Event Data Analysis: For analyzing large volumes of event data, such as logs, user interactions, and telemetry data.
Despite its strengths, ClickHouse is not a one-size-fits-all solution. There are scenarios where it might not be the best choice:
Transactional Workloads: ClickHouse is not designed for transactional (OLTP) workloads. It lacks support for transactions, ACID compliance, and row-level updates.
Small Data Sets: For applications with relatively small datasets, the performance benefits of ClickHouse may not justify the complexity of setting it up and maintaining it.
High Concurrency: While ClickHouse can handle many queries in parallel, it may struggle with workloads that require extremely high levels of concurrency due to its architectural design.
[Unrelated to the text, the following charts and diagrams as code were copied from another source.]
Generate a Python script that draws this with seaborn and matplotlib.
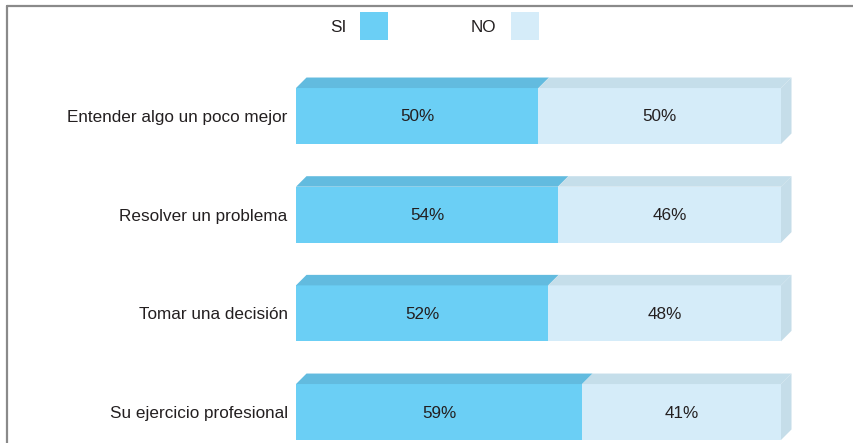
import matplotlib
matplotlib.use("Agg")
import matplotlib.pyplot as plt
from matplotlib.patches import Polygon, Rectangle
from matplotlib.transforms import IdentityTransform
from matplotlib.lines import Line2D
import seaborn as sns
import pandas as pd

categories = ["Entender algo un poco mejor", "Resolver un problema",
              "Tomar una decisión", "Su ejercicio profesional"]
si_values = [50, 54, 52, 59]
no_values = [50, 46, 48, 41]
series_names = ["SI", "NO"]

SI_FRONT = "#6BCFF5"
SI_TOP = "#62BBDF"
NO_FRONT = "#D5ECF9"
NO_TOP = "#C5DEEA"
NO_SIDE = "#C5DDE9"
TEXT = "#231F20"
FS = 12.3

sns.set_theme(style="white")
plt.rcParams["font.family"] = ["Liberation Sans", "DejaVu Sans"]

W, H = 854, 443
fig = plt.figure(figsize=(W / 100, H / 100), dpi=100)
fig.patch.set_facecolor("white")

# axes placed so that 0..100 % spans the bar front faces
x0_px, x1_px = 296, 781
top_px = 116 - 98.67 * 0.5
ax = fig.add_axes([x0_px / W, 0, (x1_px - x0_px) / W, (H - top_px) / H])

df = pd.DataFrame({"cat": categories, "SI": si_values, "NO": no_values})
df["total"] = df["SI"] + df["NO"]

bar_w = 0.567
sns.barplot(data=df, x="total", y="cat", color=NO_FRONT, saturation=1,
            width=bar_w, ax=ax, orient="h", linewidth=0)
sns.barplot(data=df, x="SI", y="cat", color=SI_FRONT, saturation=1,
            width=bar_w, ax=ax, orient="h", linewidth=0)

ax.set_xlim(0, 100)
ax.set_ylim(3.314, -0.5)
ax.set_xlabel("")
ax.set_ylabel("")
ax.set_xticks([])
sns.despine(ax=ax, left=True, bottom=True)
ax.tick_params(axis="y", length=0, pad=6, labelsize=FS, labelcolor=TEXT)
ax.set_facecolor("none")

# extruded top and side faces, built in pixel space from the bar geometry
d = 10.5
fig.canvas.draw()
td = ax.transData
for i, (si, no) in enumerate(zip(si_values, no_values)):
    y_top = i - bar_w / 2
    total = si + no
    (ax0, ay), = td.transform([(0, y_top)])
    (sx, _), = td.transform([(si, y_top)])
    (tx, _), = td.transform([(total, y_top)])
    (_, by), = td.transform([(0, i + bar_w / 2)])
    faces = [
        ([(ax0, ay), (sx, ay), (sx + d, ay + d), (ax0 + d, ay + d)], SI_TOP),
        ([(sx, ay), (tx, ay), (tx + d, ay + d), (sx + d, ay + d)], NO_TOP),
        ([(tx, ay), (tx + d, ay + d), (tx + d, by + d), (tx, by)], NO_SIDE),
    ]
    for pts, col in faces:
        fig.add_artist(Polygon(pts, closed=True, facecolor=col, edgecolor="none",
                               transform=IdentityTransform()))
    ax.text(si / 2, i + 0.01, f"{si}%", ha="center", va="center",
            fontsize=FS, color=TEXT)
    ax.text(si + no / 2, i + 0.01, f"{no}%", ha="center", va="center",
            fontsize=FS, color=TEXT)

# legend row
def px(x, y):
    return x / W, 1 - y / H

fig.text(*px(338, 27), series_names[0], ha="center", va="center",
         fontsize=FS, color=TEXT)
fig.text(*px(483, 27), series_names[1], ha="center", va="center",
         fontsize=FS, color=TEXT)
for xl, col in [(360, SI_FRONT), (511, NO_FRONT)]:
    fig.add_artist(Rectangle(px(xl, 40), 28 / W, 28 / H, facecolor=col,
                             edgecolor="none", transform=fig.transFigure))

# frame lines along top and left
fig.add_artist(Line2D([7 / W, 1], [1 - 5.5 / H] * 2, color="#8A8A8A", lw=1.6,
                      transform=fig.transFigure))
fig.add_artist(Line2D([7 / W] * 2, [0, 1 - 5.5 / H], color="#8A8A8A", lw=1.6,
                      transform=fig.transFigure))

fig.savefig("out.png", dpi=100)
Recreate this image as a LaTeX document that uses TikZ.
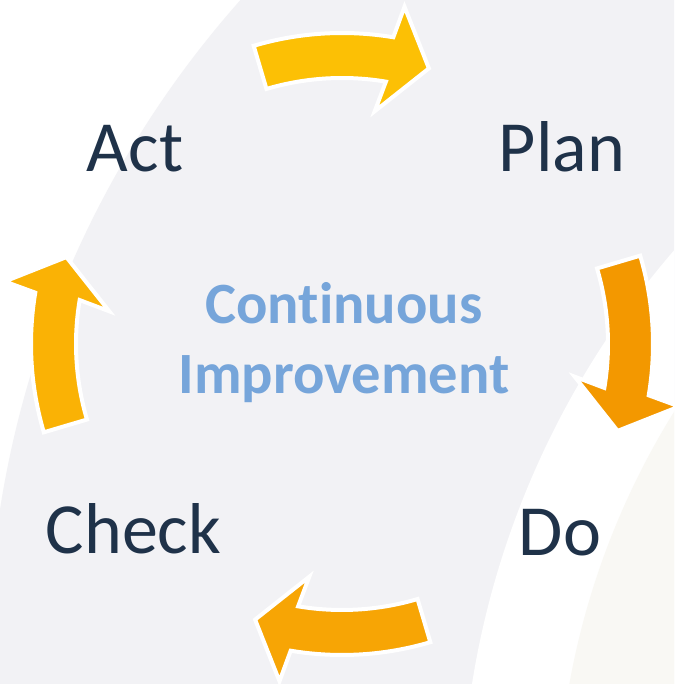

ClickHouse's ability to handle real-time data ingestion and querying makes it ideal for tracking user behavior in real-time, providing immediate insights into user interactions and engagement. For instance, a social media platform can leverage ClickHouse to monitor user activity and generate real-time reports on engagement metrics.
For monitoring large-scale infrastructure or applications, ClickHouse can ingest and analyze logs, metrics, and events in real-time. This capability enables timely alerts and proactive incident management. A cloud service provider, for example, can use ClickHouse to monitor server performance and detect anomalies immediately, ensuring system reliability and quick response to potential issues.
In the finance industry, ClickHouse can be used to analyze trading data, detect anomalies, and generate real-time reports, supporting better decision-making and risk management. Financial institutions can leverage ClickHouse to process market data and execute complex queries for fraud detection and compliance reporting, enabling them to stay ahead of regulatory requirements and operational risks.
ClickHouse can manage and analyze massive volumes of ad impression and click data, optimizing ad placement and targeting through real-time analytics. Ad tech companies can use ClickHouse to process billions of ad events daily, providing advertisers with insights into campaign performance and user behavior, thus enhancing ad targeting and maximizing return on investment.
With its ability to handle high-velocity data streams, ClickHouse is well-suited for processing and analyzing data from IoT devices, facilitating real-time monitoring and insights. Manufacturers can use ClickHouse to monitor data from sensors and machinery, ensuring optimal performance and enabling predictive maintenance, which reduces downtime and maintenance costs.
Game developers can use ClickHouse to analyze player behavior, track in-game events, and optimize gameplay experiences through detailed, real-time analytics. For example, a gaming company can use ClickHouse to analyze player retention rates, in-game purchases, and identify areas for improvement in game design, thus enhancing player engagement and satisfaction.
Performance Gains: Organizations experiencing slow query performance with their current data store can benefit significantly from ClickHouse’s high-speed analytics. The shift to ClickHouse can dramatically reduce query times and improve the overall user experience.
Cost Efficiency: Migrating from proprietary solutions like Amazon Redshift to ClickHouse can reduce costs due to its open-source nature and efficient storage capabilities. This cost-saving can be significant, especially for large-scale deployments.
Scalability: For companies struggling with scaling issues in their existing infrastructure, ClickHouse offers an excellent solution with its horizontal scalability and distributed architecture. This ensures that the system can grow seamlessly as data volumes increase.
Real-time Capabilities: Businesses requiring real-time data processing and analytics, currently limited by their existing systems, can leverage ClickHouse to gain real-time insights. This is crucial for applications that demand instant data processing, such as financial trading platforms and monitoring systems.
Flexibility and Control: Migrating to ClickHouse from cloud-dependent solutions provides more control over the infrastructure and the flexibility to customize the deployment according to specific needs. This can be particularly advantageous for organizations with stringent compliance and security requirements.
ClickHouse is a powerful addition to the big data landscape, offering unmatched query performance, scalability, and efficiency for real-time analytics on large datasets. While it excels in specific use cases, such as real-time user analytics, monitoring, and financial analysis, it may not be the best fit for transactional workloads or small datasets. By understanding its strengths and limitations, practitioners, senior engineers, and CTOs can make informed decisions about integrating ClickHouse into their data infrastructure, leveraging its capabilities to drive insightful analytics and informed business decisions.
For those considering adding ClickHouse to their data arsenal, it's essential to evaluate the specific requirements of your use case, the existing infrastructure, and the expertise available within your team. With the right implementation, ClickHouse can provide significant performance gains and support the development of data-driven applications that require real-time, high-performance analytics.